2.
Und was wäre, wenn sich aus jener Rede Jesu, in der er sagte (cf. Mt. 5,17), man solle nicht denken, er sei gekommen, das Gesetz aufzuheben, sogar herauslesen liesse, dass er es tatsächlich aufgehoben hat? Hätte er nämlich nichts in dieser Richtung getan, hätten die Juden diesen Verdacht gar nicht haben können. Aber er sagte nun einmal (Mt. 5,17): Denkt nicht, ich sei gekommen, das Gesetz aufzuheben! Das würden wir ja gern glauben, wenn die Juden nun zu ihm gesagt hätten: Was tust du denn in dieser Richtung, sodass wir das vermuten könnten? Liegt es daran, dass du dich über die Beschneidung lustig machst, dass du den Sabbat schändest, dass du die Opfer ablehnst, dass du den Unterschied bei den Speisen verwischst? Und da sagst du noch: ‛Denkt nicht, dass…!’? Und: Was könnte sonst getan werden, was das Gesetz und die Propheten noch gründlicher und offensichtlicher zerstören würde? Oder: Wenn all dies ‘Vollendung des Gesetzes’ bedeutet, was heisst dann ‘Auflösung des Gesetzes’?

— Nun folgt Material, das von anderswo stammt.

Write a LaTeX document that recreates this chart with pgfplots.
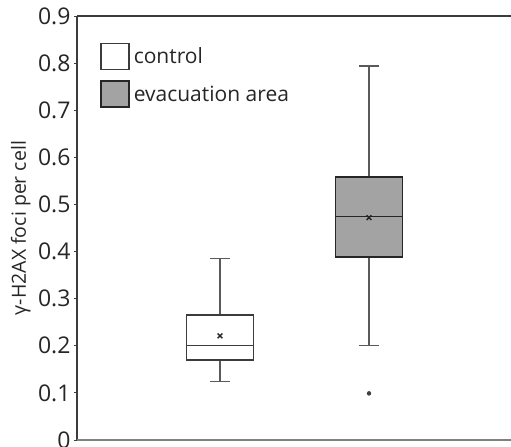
\documentclass[border=0pt]{standalone}
\usepackage{pgfplots}
\pgfplotsset{compat=1.18}
\usepgfplotslibrary{statistics}
\usepackage{fontspec}
\setmainfont{Open Sans}
\definecolor{spine}{HTML}{3C3C3C}
\definecolor{bottomspine}{HTML}{808080}
\definecolor{boxgray}{HTML}{A3A3A3}
\definecolor{whisk}{HTML}{5A5A5A}
\begin{document}
\begin{tikzpicture}
\useasboundingbox (-77bp,-7bp) rectangle (434bp,440bp);
\begin{axis}[
  at={(0,0)}, anchor=south west,
  scale only axis, width=434bp, height=424bp,
  xmin=0.04, xmax=2.953, ymin=0, ymax=0.9,
  xtick=\empty,
  ytick={0,0.1,0.2,0.3,0.4,0.5,0.6,0.7,0.8,0.9},
  yticklabel style={/pgf/number format/fixed,/pgf/number format/precision=1},
  /pgf/number format/assume math mode=true,
  tick label style={font=\fontsize{23bp}{26bp}\selectfont, text=black!85},
  major tick length=3bp, tick align=outside, tick style={spine, line width=0.8bp},
  axis line style={draw=none},
  ylabel={γ-H2AX foci per cell},
  ylabel style={font=\fontsize{19.5bp}{22bp}\selectfont, text=black!85, at={(rel axis cs:0,0.5)}, anchor=south, yshift=43bp},
  legend image code/.code={\draw[#1] (0bp,-13bp) rectangle (28bp,13bp);},
  legend style={draw=none, fill=none, at={(0.053,0.937)}, anchor=north west,
    inner sep=0pt, font=\fontsize{21bp}{24bp}\selectfont, text=black!85,
    row sep=10bp, cells={anchor=west}, nodes={inner xsep=4bp}},
  boxplot/draw direction=y,
  clip=false,
]
\draw[spine, line width=2bp] (rel axis cs:0,0) -- (rel axis cs:0,1);
\draw[spine, line width=2bp] (rel axis cs:0,1) -- (rel axis cs:1,1);
\draw[bottomspine, line width=2bp] (rel axis cs:0,0) -- (rel axis cs:1,0);

\addlegendimage{draw=spine, fill=white, line width=1.4bp}
\addlegendentry{control}
\addlegendimage{draw=black!85, fill=boxgray, line width=1.6bp}
\addlegendentry{evacuation area}

\addplot[forget plot, draw=spine, line width=1.5bp,
  boxplot/draw direction=y,
  boxplot prepared={draw position=1, lower whisker=0.125, lower quartile=0.17,
    median=0.2, upper quartile=0.265, upper whisker=0.386,
    box extend=0.45, whisker extend=0.134,
    every box/.style={draw=spine, fill=white, line width=1.5bp},
    every whisker/.style={draw=whisk, line width=1.2bp},
    every median/.style={draw=spine, line width=1.4bp}}]
  coordinates {};

\addplot[forget plot, draw=black!85, line width=1.8bp,
  boxplot/draw direction=y,
  boxplot prepared={draw position=2, lower whisker=0.2, lower quartile=0.388,
    median=0.474, upper quartile=0.559, upper whisker=0.794,
    box extend=0.45, whisker extend=0.134,
    every box/.style={draw=black!85, fill=boxgray, line width=1.8bp},
    every whisker/.style={draw=whisk, line width=1.2bp},
    every median/.style={draw=black!85, line width=1.6bp}}]
  coordinates {};

% means
\addplot[forget plot, only marks, mark=x, mark size=3.3bp, mark options={draw=black!85, line width=1.4bp}]
  coordinates {(1,0.221) (2,0.472)};
% outlier
\addplot[forget plot, only marks, mark=*, mark size=2bp, mark options={fill=black!75, draw=black!75}]
  coordinates {(2,0.099)};
\end{axis}
\end{tikzpicture}
\end{document}
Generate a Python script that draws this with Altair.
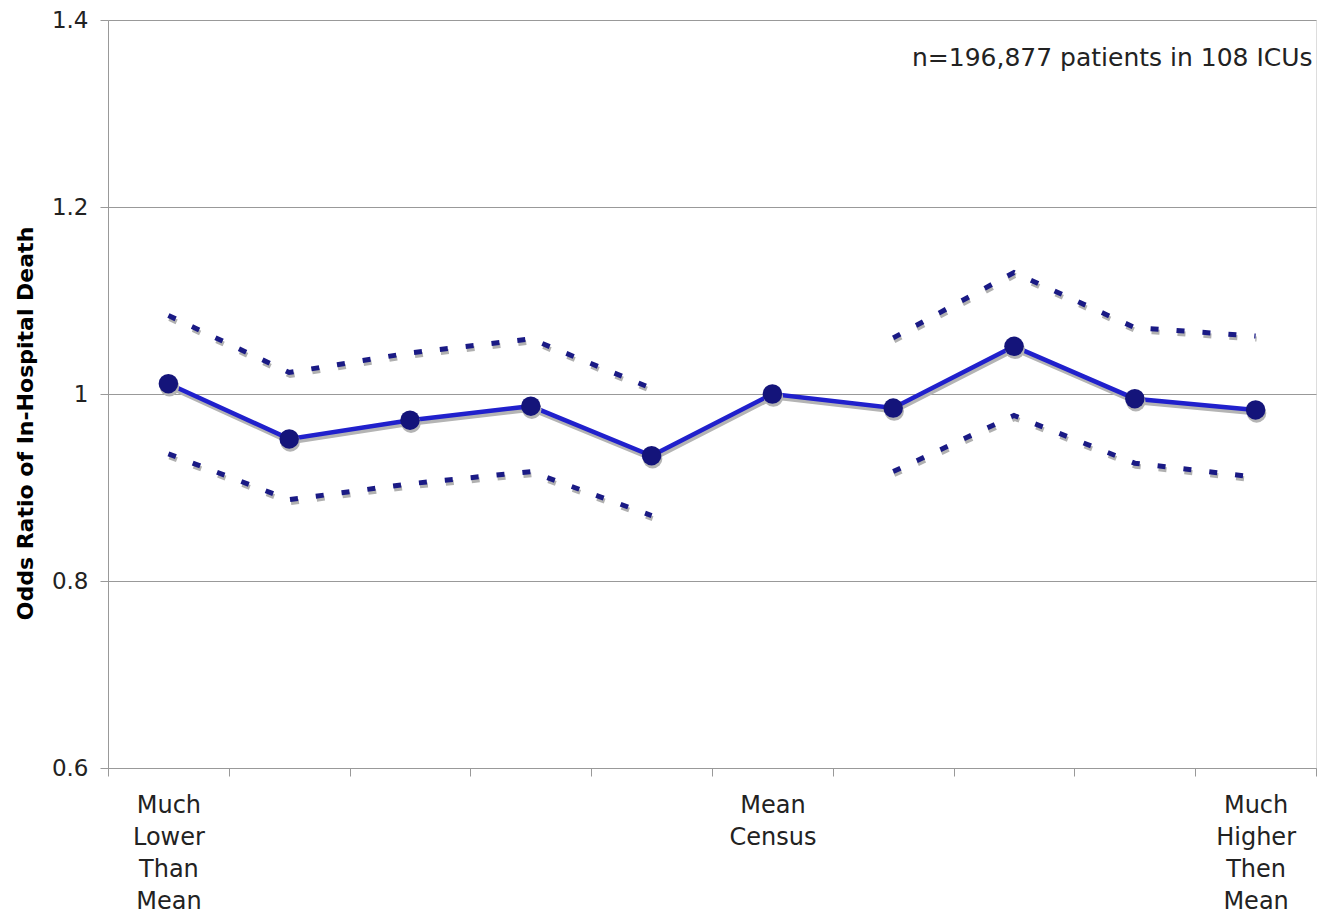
import altair as alt
import pandas as pd

# ---- data ----
categories = [1, 2, 3, 4, 5, 6, 7, 8, 9, 10]
odds_ratio = [1.011, 0.952, 0.972, 0.987, 0.934, 1.000, 0.985, 1.051, 0.995, 0.983]
upper_ci = [1.084, 1.023, 1.044, 1.059, 1.006, None, 1.060, 1.130, 1.071, 1.062]
lower_ci = [0.936, 0.887, 0.904, 0.917, 0.870, None, 0.917, 0.977, 0.926, 0.911]
ci_segment = ["a", "a", "a", "a", "a", None, "b", "b", "b", "b"]
x_labels = {1: "Much\nLower\nThan\nMean", 6: "Mean\nCensus", 10: "Much\nHigher\nThen\nMean"}
y_ticks = [0.6, 0.8, 1.0, 1.2, 1.4]
note = "n=196,877 patients in 108 ICUs"

FONT = "DejaVu Sans"

main_df = pd.DataFrame({"cat": categories, "or": odds_ratio})
ci_rows = []
for c, u, l, s in zip(categories, upper_ci, lower_ci, ci_segment):
    if u is not None:
        ci_rows.append({"cat": c, "val": u, "seg": "u" + s})
    if l is not None:
        ci_rows.append({"cat": c, "val": l, "seg": "l" + s})
ci_df = pd.DataFrame(ci_rows)

label_expr = "{" + ",".join(
    f"'{k}': split('{v.replace(chr(10), '|')}', '|')" for k, v in x_labels.items()
) + "}[datum.value] || ''"

x_scale = alt.Scale(type="band", domain=categories, paddingInner=0, paddingOuter=0)
y_scale = alt.Scale(domain=[0.6, 1.4], nice=False, zero=False)

x_enc = alt.X(
    "cat:O",
    scale=x_scale,
    bandPosition=0.5,
    axis=alt.Axis(
        title=None,
        labelAngle=0,
        tickBand="extent",
        labelExpr=label_expr,
        labelFont=FONT,
        labelFontSize=24,
        labelColor="#222222",
        labelLineHeight=32,
        labelPadding=17,
        labelBaseline="top",
        domainColor="#999999",
        tickColor="#999999",
        tickSize=8,
        grid=False,
    ),
)

y_axis = alt.Axis(
    title="Odds Ratio of In-Hospital Death",
    titleFont=FONT,
    titleFontSize=22,
    titleFontWeight="bold",
    titleColor="#000000",
    titlePadding=14,
    titleY=403,
    values=y_ticks,
    labelExpr="format(datum.value, '~g')",
    labelFont=FONT,
    labelFontSize=23,
    labelColor="#222222",
    labelPadding=12,
    domainColor="#999999",
    tickColor="#999999",
    tickSize=8,
    grid=True,
    gridColor="#999999",
    gridWidth=1,
)

base_main = alt.Chart(main_df)
base_ci = alt.Chart(ci_df)

ci_shadow = base_ci.mark_line(
    color="#b0b0b0", strokeWidth=5, strokeDash=[8, 18], xOffset=1, yOffset=3
).encode(x=x_enc, y=alt.Y("val:Q", scale=y_scale, axis=y_axis), detail="seg:N")

ci_line = base_ci.mark_line(
    color="#1a1a85", strokeWidth=5, strokeDash=[8, 18]
).encode(x=x_enc, y=alt.Y("val:Q", scale=y_scale, axis=y_axis), detail="seg:N")

main_shadow = base_main.mark_line(
    color="#b4b4b4", strokeWidth=5, xOffset=1, yOffset=3
).encode(x=x_enc, y=alt.Y("or:Q", scale=y_scale, axis=y_axis))

main_line = base_main.mark_line(color="#2020cc", strokeWidth=4.5).encode(
    x=x_enc, y=alt.Y("or:Q", scale=y_scale, axis=y_axis)
)

pts_shadow = base_main.mark_circle(
    color="#b4b4b4", size=380, opacity=1, xOffset=1, yOffset=3
).encode(x=x_enc, y=alt.Y("or:Q", scale=y_scale, axis=y_axis))

pts = base_main.mark_circle(color="#14147a", size=380, opacity=1).encode(
    x=x_enc, y=alt.Y("or:Q", scale=y_scale, axis=y_axis)
)

note_df = pd.DataFrame({"cat": [10], "v": [1.4], "t": [note]})
note_layer = alt.Chart(note_df).mark_text(
    font=FONT, fontSize=25, color="#222222", align="right", baseline="middle",
    dx=57, dy=38,
).encode(x=x_enc, y=alt.Y("v:Q", scale=y_scale, axis=y_axis), text="t:N")

chart = (
    alt.layer(ci_shadow, ci_line, main_shadow, main_line, pts_shadow, pts, note_layer)
    .properties(
        width=1208,
        height=748,
        padding={"left": 6, "top": 1, "right": 5, "bottom": 0},
    )
    .configure_view(stroke=None)
    .configure(background="white")
)

chart.save("out.html", embed_options={"renderer": "svg", "actions": False})
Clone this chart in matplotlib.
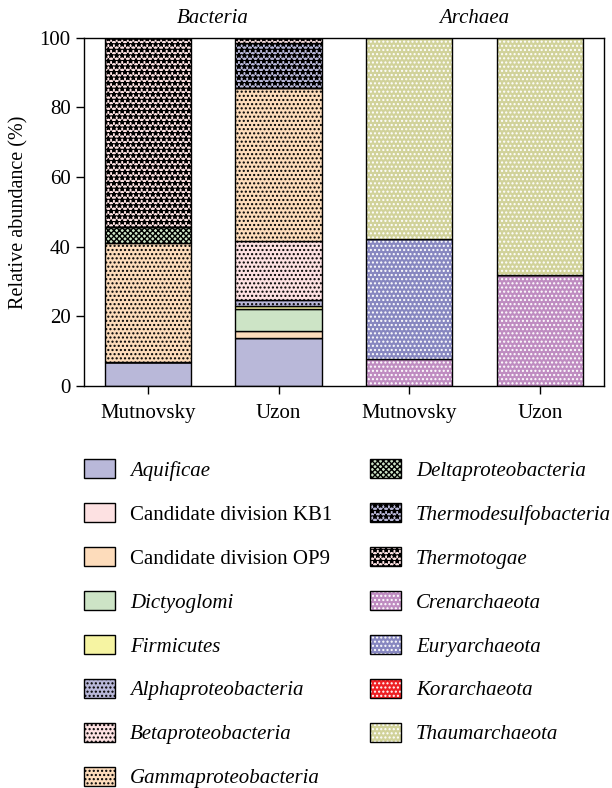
import numpy as np
import matplotlib
matplotlib.use('Agg')
import matplotlib.pyplot as plt
from matplotlib.patches import Patch
from matplotlib.legend_handler import HandlerTuple

plt.rcParams['font.family'] = 'Liberation Serif'
plt.rcParams['hatch.linewidth'] = 1.0

# samples (bars) and domain labels
samples = ['Mutnovsky', 'Uzon', 'Mutnovsky', 'Uzon']
domains = ['Bacteria', 'Archaea']

# relative abundance (%) per taxon, one value per bar
taxa = ['Aquificae', 'Candidate division KB1', 'Candidate division OP9', 'Dictyoglomi',
        'Firmicutes', 'Alphaproteobacteria', 'Betaproteobacteria', 'Gammaproteobacteria',
        'Deltaproteobacteria', 'Thermodesulfobacteria', 'Thermotogae',
        'Crenarchaeota', 'Euryarchaeota', 'Korarchaeota', 'Thaumarchaeota']
aquificae = [6.9, 13.7, 0, 0]
kb1 = [0, 0, 0, 0]
op9 = [0, 2.1, 0, 0]
dictyoglomi = [0, 6.3, 0, 0]
firmicutes = [0, 1.0, 0, 0]
alpha = [0, 1.6, 0, 0]
beta = [0, 17.1, 0, 0]
gamma = [34.2, 43.7, 0, 0]
delta = [4.6, 0, 0, 0]
thermodesulfo = [0, 13.1, 0, 0]
thermotogae = [54.3, 1.4, 0, 0]
crenarchaeota = [0, 0, 7.7, 31.9]
euryarchaeota = [0, 0, 34.5, 0]
korarchaeota = [0, 0, 0, 0]
thaumarchaeota = [0, 0, 57.8, 68.1]
values = [aquificae, kb1, op9, dictyoglomi, firmicutes, alpha, beta, gamma, delta,
          thermodesulfo, thermotogae, crenarchaeota, euryarchaeota, korarchaeota, thaumarchaeota]

colors = ['#b9b8d9', '#fde1e2', '#fddcbb', '#cde4c6', '#f6f4a2', '#b9b8d9', '#fde1e2', '#fddcbb',
          '#cde4c6', '#b9b8d9', '#fde1e2', '#bf8cc1', '#8787c0', '#ee2024', '#d1d29a']
hatches = [None, None, None, None, None, '....', '....', '....', 'xxxxxx', '***', '***',
           '....', '....', '....', '....']
italic = [True, False, False, True, True, True, True, True, True, True, True, True, True, True, True]
white_dots = [False] * 11 + [True] * 4

fs = 15

fig = plt.figure(figsize=(6.12, 7.88), dpi=100)
ax = fig.add_axes([0.137, 0.510, 0.850, 0.442])

x = np.arange(len(samples))
width = 0.66
bottom = np.zeros(len(samples))
handles = []
for i, v in enumerate(values):
    v = np.array(v, dtype=float)
    if white_dots[i]:
        ax.bar(x, v, width, bottom=bottom, color=colors[i], edgecolor='white',
               hatch=hatches[i], linewidth=0)
        ax.bar(x, v, width, bottom=bottom, fill=False, edgecolor='black', linewidth=1.0)
        h = (Patch(facecolor=colors[i], edgecolor='white', hatch=hatches[i], linewidth=0),
             Patch(fill=False, edgecolor='black', linewidth=1.0))
    else:
        ax.bar(x, v, width, bottom=bottom, color=colors[i], edgecolor='black',
               hatch=hatches[i], linewidth=1.0)
        h = Patch(facecolor=colors[i], edgecolor='black', hatch=hatches[i], linewidth=1.0)
    handles.append(h)
    bottom += v

ax.set_xlim(-0.49, 3.49)
ax.set_ylim(0, 100)
ax.set_yticks([0, 20, 40, 60, 80, 100])
ax.set_xticks(x)
ax.set_xticklabels(samples)
ax.tick_params(axis='both', direction='out', length=6, width=1, labelsize=fs)
ax.tick_params(axis='x', pad=7)
ax.set_ylabel('Relative abundance (%)', fontsize=14.5, labelpad=8)
for s in ax.spines.values():
    s.set_linewidth(1.0)

for gx, name in zip([0.5, 2.5], domains):
    ax.text(gx, 1.055, name, transform=ax.get_xaxis_transform(), ha='center', va='center',
            fontsize=fs, style='italic')

leg = fig.legend(handles, taxa, ncol=2, loc='upper left', bbox_to_anchor=(0.106, 0.441),
                 frameon=False, fontsize=fs, handlelength=1.5, handleheight=1.0,
                 handletextpad=0.72, labelspacing=1.08, columnspacing=1.8,
                 handler_map={tuple: HandlerTuple(ndivide=1, pad=0)})
for t, it in zip(leg.get_texts(), italic):
    if it:
        t.set_style('italic')

fig.savefig('out.png', dpi=100)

Was aber ist, wenn Gesetz und Propheten über diese ‛Vollendung’ gar nicht erfreut sind, da sie sich ja bereits für vollständig und vollendet halten? Ihr Urheber und Vater ist ja genau so entrüstet, wenn ihnen etwas hinzugefügt, wie wenn ihnen etwas weggenommen wird, sodass er im Deuteronomium schreibt: Diese Gebote, die ich dir heute übergebe, Israel, sollst du beobachten (cf. Deut. 13,1); und du sollst von ihnen weder nach links, noch nach rechts abweichen (cf. Ib. 5,32); du sollst ihnen nichts hinzufügen und auch nichts wegnehmen (ib. 13,1), sondern in ihnen verharren, damit dich der Herr, dein Gott segne! Somit zeigt sich, dass Jesus, wenn er dem Gesetz und den Propheten etwas hinzufügte, um sie zu vollenden, nach rechts abgewichen ist, wenn er etwas weggenommen hat, um sie zu zerstören, nach links; beides aber erregt beim Urheber des Gesetzes zweifellos Anstoss, und daher muss jener Satz (Mt. 5,17) etwas anderes bedeuten, oder aber er ist gefälscht!